Work with social media long enough – or, not that long at all, actually – and odds are you’ll see ads or promos for sites and services that make it easier to manage your many different profiles and pages. If, like many, you have several pages and profiles to manage, either for yourself or on behalf of other brands, there are many potential benefits to utilizing one of these services. They can enable you to centralize your content management and distribution, for example, making it easier to not only share one piece of content via Facebook, Twitter and your blog, but also track audience engagement and interaction.
A feature many of these tools offer is one that, while it may seem at first glance to make the life of a social media manager infinitely easier, can become a serious double-edged sword. And even the biggest brands in the world aren’t immune from the damage it can cause.
That feature is automation. More specifically, many of these management tools enable you to schedule your social media posts ahead of time – hours, days, weeks, months in advance. There’s great convenience with a feature like this, to be sure. But there’s great danger, as well – if you’re not around when a post is published, for example, and it elicits feedback or questions (or worse) from your audience, what message does that send?
Beyond that, there are many who feel that automating social content publishing goes against the spirit (and strategy) of utilizing social as a tool to begin with. The whole idea of a brand using social, after all, is to be present and engaged with its audience. To many, automation takes away that connection – and defeats the purpose of social as part of your marketing strategy.

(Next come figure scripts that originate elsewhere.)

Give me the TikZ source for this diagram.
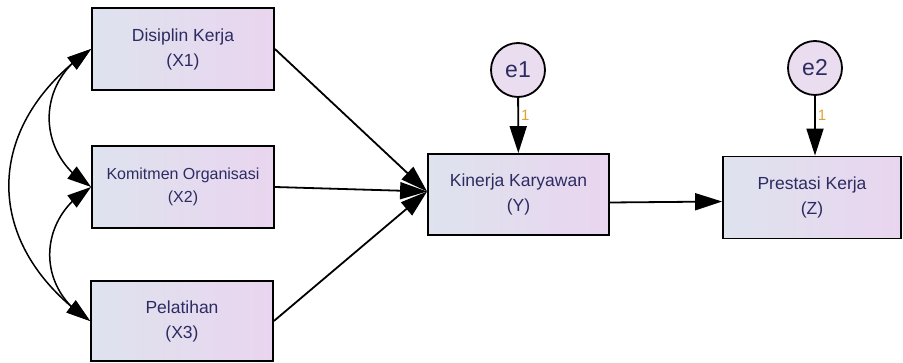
\documentclass[tikz,border=0pt]{standalone}
\usepackage{fontspec}
\setmainfont{Liberation Sans}
\usetikzlibrary{arrows.meta,bending}

\definecolor{boxleft}{HTML}{DEE3EE}
\definecolor{boxright}{HTML}{E9D5EF}
\definecolor{errfill}{HTML}{EBDDF0}
\definecolor{labnavy}{HTML}{2C2C62}
\definecolor{wtorange}{HTML}{E0A030}

\begin{document}
\begin{tikzpicture}[x=1pt, y=1pt,
    var/.style={draw, line width=1.8pt, left color=boxleft, right color=boxright,
        minimum width=182pt, minimum height=82pt, inner sep=0, align=center,
        text=labnavy, font=\fontsize{17.5}{25}\selectfont},
    err/.style={draw, shape=circle, line width=1.8pt, fill=errfill,
        minimum size=54pt, inner sep=0, text=labnavy,
        font=\fontsize{23}{25}\selectfont},
    effect/.style={line width=1.8pt, -{Triangle[length=27pt, width=17pt]}},
    cov/.style={line width=1.5pt,
        {Triangle[length=24pt, width=15pt]}-{Triangle[length=24pt, width=15pt]}},
    weight/.style={right, inner sep=2pt, text=wtorange,
        font=\fontsize{15}{15}\selectfont}]

    \useasboundingbox (0, 0) rectangle (903, -363);

    % Exogenous variables
    \node[var] (X1) at (183, -49) {Disiplin Kerja\\(X1)};
    \node[var, font=\fontsize{16}{23}\selectfont] (X2) at (183, -187)
        {Komitmen Organisasi\\(X2)};
    \node[var, minimum height=80pt] (X3) at (182, -321) {Pelatihan\\(X3)};

    % Endogenous variables
    \node[var, minimum width=181pt, minimum height=81pt] (Y) at (518.5, -194.5)
        {Kinerja Karyawan\\(Y)};
    \node[var, minimum width=178pt] (Z) at (812, -197.5) {Prestasi Kerja\\(Z)};

    % Error terms
    \node[err] (e1) at (518, -70) {e1};
    \node[err] (e2) at (815, -68) {e2};

    % Covariances
    \draw[cov] (X1.west) to[out=210, in=150, looseness=1.2] (X2.west);
    \draw[cov] (X2.west) to[out=210, in=150, looseness=1.2] (X3.west);
    \draw[cov] (X1.west) to[out=215, in=145, looseness=1.25] (X3.west);

    % Paths
    \foreach \x in {X1, X2, X3}
        \draw[effect] (\x.east) -- ([yshift=3pt]Y.west);
    \draw[effect] ([yshift=-8pt]Y.east) -- ([yshift=-4pt]Z.west);
    \draw[effect] (e1) -- node[weight, pos=0.32] {1} (Y);
    \draw[effect] (e2) -- node[weight, pos=0.32] {1} (e2 |- Z.north);

\end{tikzpicture}
\end{document}
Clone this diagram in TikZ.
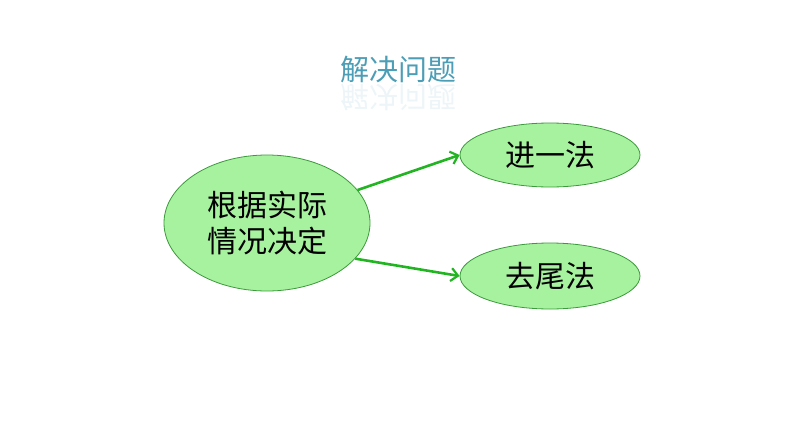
\documentclass[tikz,border=0pt]{standalone}
\usepackage{fontspec}
\newfontfamily\cjk{Noto Sans CJK SC}
\usepackage{tikz}
\usetikzlibrary{%
	shapes.geometric,%
	arrows.meta%
}
\definecolor{leafgreen}{HTML}{A6F29E}
\definecolor{rimgreen}{HTML}{3C9A3C}
\definecolor{arrowgreen}{HTML}{22B422}
\definecolor{titleteal}{HTML}{4C9DB6}
\tikzset{
	bubble/.style={ellipse,draw=rimgreen,fill=leafgreen,line width=0.8pt,inner sep=0pt,
		font=\cjk\fontsize{30}{36}\selectfont},
	heading/.style={text=titleteal,font=\cjk\fontsize{29}{29}\selectfont},
	branch/.style={arrowgreen,line width=2.6pt,-{Straight Barb[length=7pt,width=13pt,line width=2.2pt]}}
}

\begin{document}
\begin{tikzpicture}[x=1pt,y=-1pt]
\useasboundingbox (0,0) rectangle (794,447);

% Title with faint reflection
\node [heading] (title) at (398,70) {解决问题};
\node [heading,yscale=-1,opacity=0.1] (mirror) at (398,97) {解决问题};

% Ellipses
\node [bubble,minimum width=206pt,minimum height=136pt,align=center] (base) at (267,223)
	{根据实际\\情况决定};
\node [bubble,minimum width=180pt,minimum height=64pt] (up) at (550,155) {进一法};
\node [bubble,minimum width=180pt,minimum height=66pt] (down) at (550,276) {去尾法};

% Arrows
\draw [branch] (base.20) -- (up.west);
\draw [branch] (base.-22) -- (down.west);
\end{tikzpicture}
\end{document}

Coca-Cola learned firsthand the perils of automation this week, through an equally automated but slightly different social media execution. The massive marketer used its ad in Super Bowl 49 to start a Twitter campaign around the hashtag #MakeItHappy, whereby it asked users to share “sad” text followed by the hashtag. A little automated Twitter bot that Coke had cooked up would then take the text and turn it into happy ASCII art in Twitter. All well and good, and certainly in line with Coke’s brand identity of creating “happiness,” right?
For a little while, yes. And then it all went wrong. It didn’t take long, of course, for some Twitter users to realize the opportunity the automated process – i.e., a distinct lack of human filters – presented. Most notably, the online site Gawker took to tweeting excerpts of “Mein Kampf” followed by the hash tag, which inevitably put Coke in the position of tweeting portions of the infamous book. By the time they found out, the prank had spread to virtually all corners of the Internet. Coke quickly shut the bot down, but it was too late. The damage had been done.
The moral? As always, user-generated content is great in theory, but much more challenging in reality – as is automating any portion of your social media experience. Like all things, automation is okay in moderation. Used to excess – as in building an entire Super Bowl campaign around it – is just asking for trouble.
Sure, the manual part of managing social media as a marketing tool is a big part of what makes it challenging. But it’s also what makes it so effective and valuable.